### EXERCISE BRIEF
For the copy, please give all of the data again exactly and leave the pictures out.

### AVAILABLE DATA
============

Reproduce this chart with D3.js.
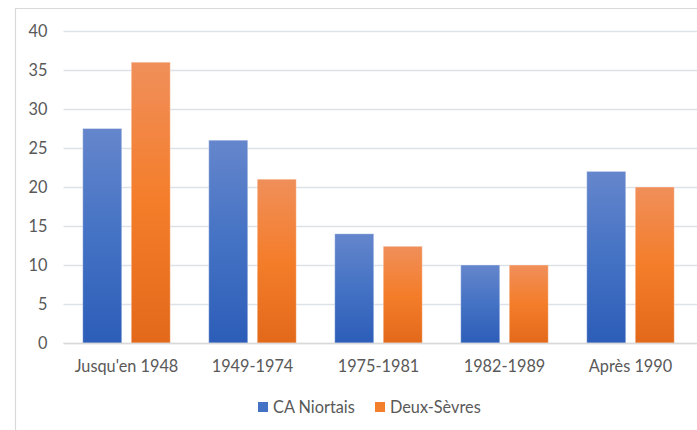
<!DOCTYPE html>
<html>
<head>
<meta charset="utf-8">
<script src="https://cdn.jsdelivr.net/npm/d3@7/dist/d3.min.js"></script>
<style>
  html, body { margin: 0; padding: 0; background: #fff; }
  svg { display: block; }
  text { font-family: Lato, "Open Sans", sans-serif; fill: #595959; }
</style>
</head>
<body>
<svg id="chart" width="697" height="430"></svg>
<script>
// Périodes de construction
const categories = ["Jusqu'en 1948", "1949-1974", "1975-1981", "1982-1989", "Après 1990"];
// Part en %
const caNiortais = [27.5, 26, 14, 10, 22];
const deuxSevres = [36, 21, 12.4, 10, 20];
const seriesNames = ["CA Niortais", "Deux-Sèvres"];
const yTicks = [0, 5, 10, 15, 20, 25, 30, 35, 40];

const svg = d3.select("#chart");
const W = 697, H = 430;
const plot = { left: 63.5, right: 693.5, top: 31, bottom: 343 };
const fontSize = 16.3;

// Gradients dans le style des barres Office
const defs = svg.append("defs");
const grads = [
  { id: "gBlue", stops: ["#6586cc", "#4472c4", "#2c5db8"] },
  { id: "gOrange", stops: ["#f08f5a", "#f47d2a", "#e2691a"] }
];
grads.forEach(g => {
  const lg = defs.append("linearGradient").attr("id", g.id)
    .attr("x1", 0).attr("y1", 0).attr("x2", 0).attr("y2", 1);
  g.stops.forEach((c, i) => lg.append("stop").attr("offset", i / 2).attr("stop-color", c));
});

// Cadre de la zone graphique
svg.append("path")
  .attr("d", `M15.5,${H} V8.5 H${W}`)
  .attr("fill", "none").attr("stroke", "#d9d9d9").attr("stroke-width", 1.2);

const x = d3.scaleBand().domain(categories).range([plot.left, plot.right]).paddingInner(0).paddingOuter(0);
const y = d3.scaleLinear().domain([0, 40]).range([plot.bottom, plot.top]);

// Quadrillage et axe Y
const yAxis = svg.append("g").attr("transform", `translate(${plot.left},0)`)
  .call(d3.axisLeft(y).tickValues(yTicks).tickSize(-(W - plot.left)).tickPadding(16));
yAxis.select(".domain").remove();
yAxis.selectAll(".tick line").attr("stroke", "#dde1e8").attr("stroke-width", 1.5);
yAxis.selectAll(".tick text").attr("font-size", fontSize).attr("fill", "#595959")
  .style("font-family", "Lato, sans-serif");

// Barres groupées
const barW = 39, gap = 9.5;
const offset = (x.bandwidth() - (barW * 2 + gap)) / 2;
const series = [caNiortais, deuxSevres];
series.forEach((vals, si) => {
  svg.append("g").selectAll("rect").data(vals).join("rect")
    .attr("x", (d, i) => x(categories[i]) + offset + si * (barW + gap))
    .attr("y", d => y(d))
    .attr("width", barW)
    .attr("height", d => y(0) - y(d))
    .attr("fill", `url(#${grads[si].id})`)
    .attr("stroke", "rgba(255,255,255,0.35)").attr("stroke-width", 1);
});

// Axe X
const xAxis = svg.append("g").attr("transform", `translate(0,${plot.bottom})`)
  .call(d3.axisBottom(x).tickSize(0).tickPadding(17));
xAxis.select(".domain").attr("stroke", "#d9d9d9").attr("stroke-width", 1.5)
  .attr("d", `M${plot.left},0.5H${W}`);
xAxis.selectAll(".tick text").attr("font-size", fontSize).attr("fill", "#595959")
  .style("font-family", "Lato, sans-serif");

// Légende
const legend = svg.append("g");
const legendItems = [
  { x: 258, name: seriesNames[0], c: "#4472c4" },
  { x: 375, name: seriesNames[1], c: "#f37f2c" }
];
legendItems.forEach(it => {
  legend.append("rect").attr("x", it.x).attr("y", 402).attr("width", 10).attr("height", 10).attr("fill", it.c);
  legend.append("text").attr("x", it.x + 15).attr("y", 412.5).attr("font-size", fontSize).text(it.name);
});
</script>
</body>
</html>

============

### RESULT
Reproduce this chart with D3.js.
<!DOCTYPE html>
<html>
<head>
<meta charset="utf-8">
<script src="https://cdn.jsdelivr.net/npm/d3@7/dist/d3.min.js"></script>
<style>
  html, body { margin: 0; padding: 0; background: #fff; }
  svg { display: block; }
  text { font-family: Lato, "Open Sans", sans-serif; fill: #595959; }
</style>
</head>
<body>
<svg id="chart" width="697" height="430"></svg>
<script>
// Périodes de construction
const categories = ["Jusqu'en 1948", "1949-1974", "1975-1981", "1982-1989", "Après 1990"];
// Part en %
const caNiortais = [27.5, 26, 14, 10, 22];
const deuxSevres = [36, 21, 12.4, 10, 20];
const seriesNames = ["CA Niortais", "Deux-Sèvres"];
const yTicks = [0, 5, 10, 15, 20, 25, 30, 35, 40];

const svg = d3.select("#chart");
const W = 697, H = 430;
const plot = { left: 63.5, right: 693.5, top: 31, bottom: 343 };
const fontSize = 16.3;

// Gradients dans le style des barres Office
const defs = svg.append("defs");
const grads = [
  { id: "gBlue", stops: ["#6586cc", "#4472c4", "#2c5db8"] },
  { id: "gOrange", stops: ["#f08f5a", "#f47d2a", "#e2691a"] }
];
grads.forEach(g => {
  const lg = defs.append("linearGradient").attr("id", g.id)
    .attr("x1", 0).attr("y1", 0).attr("x2", 0).attr("y2", 1);
  g.stops.forEach((c, i) => lg.append("stop").attr("offset", i / 2).attr("stop-color", c));
});

// Cadre de la zone graphique
svg.append("path")
  .attr("d", `M15.5,${H} V8.5 H${W}`)
  .attr("fill", "none").attr("stroke", "#d9d9d9").attr("stroke-width", 1.2);

const x = d3.scaleBand().domain(categories).range([plot.left, plot.right]).paddingInner(0).paddingOuter(0);
const y = d3.scaleLinear().domain([0, 40]).range([plot.bottom, plot.top]);

// Quadrillage et axe Y
const yAxis = svg.append("g").attr("transform", `translate(${plot.left},0)`)
  .call(d3.axisLeft(y).tickValues(yTicks).tickSize(-(W - plot.left)).tickPadding(16));
yAxis.select(".domain").remove();
yAxis.selectAll(".tick line").attr("stroke", "#dde1e8").attr("stroke-width", 1.5);
yAxis.selectAll(".tick text").attr("font-size", fontSize).attr("fill", "#595959")
  .style("font-family", "Lato, sans-serif");

// Barres groupées
const barW = 39, gap = 9.5;
const offset = (x.bandwidth() - (barW * 2 + gap)) / 2;
const series = [caNiortais, deuxSevres];
series.forEach((vals, si) => {
  svg.append("g").selectAll("rect").data(vals).join("rect")
    .attr("x", (d, i) => x(categories[i]) + offset + si * (barW + gap))
    .attr("y", d => y(d))
    .attr("width", barW)
    .attr("height", d => y(0) - y(d))
    .attr("fill", `url(#${grads[si].id})`)
    .attr("stroke", "rgba(255,255,255,0.35)").attr("stroke-width", 1);
});

// Axe X
const xAxis = svg.append("g").attr("transform", `translate(0,${plot.bottom})`)
  .call(d3.axisBottom(x).tickSize(0).tickPadding(17));
xAxis.select(".domain").attr("stroke", "#d9d9d9").attr("stroke-width", 1.5)
  .attr("d", `M${plot.left},0.5H${W}`);
xAxis.selectAll(".tick text").attr("font-size", fontSize).attr("fill", "#595959")
  .style("font-family", "Lato, sans-serif");

// Légende
const legend = svg.append("g");
const legendItems = [
  { x: 258, name: seriesNames[0], c: "#4472c4" },
  { x: 375, name: seriesNames[1], c: "#f37f2c" }
];
legendItems.forEach(it => {
  legend.append("rect").attr("x", it.x).attr("y", 402).attr("width", 10).attr("height", 10).attr("fill", it.c);
  legend.append("text").attr("x", it.x + 15).attr("y", 412.5).attr("font-size", fontSize).text(it.name);
});
</script>
</body>
</html>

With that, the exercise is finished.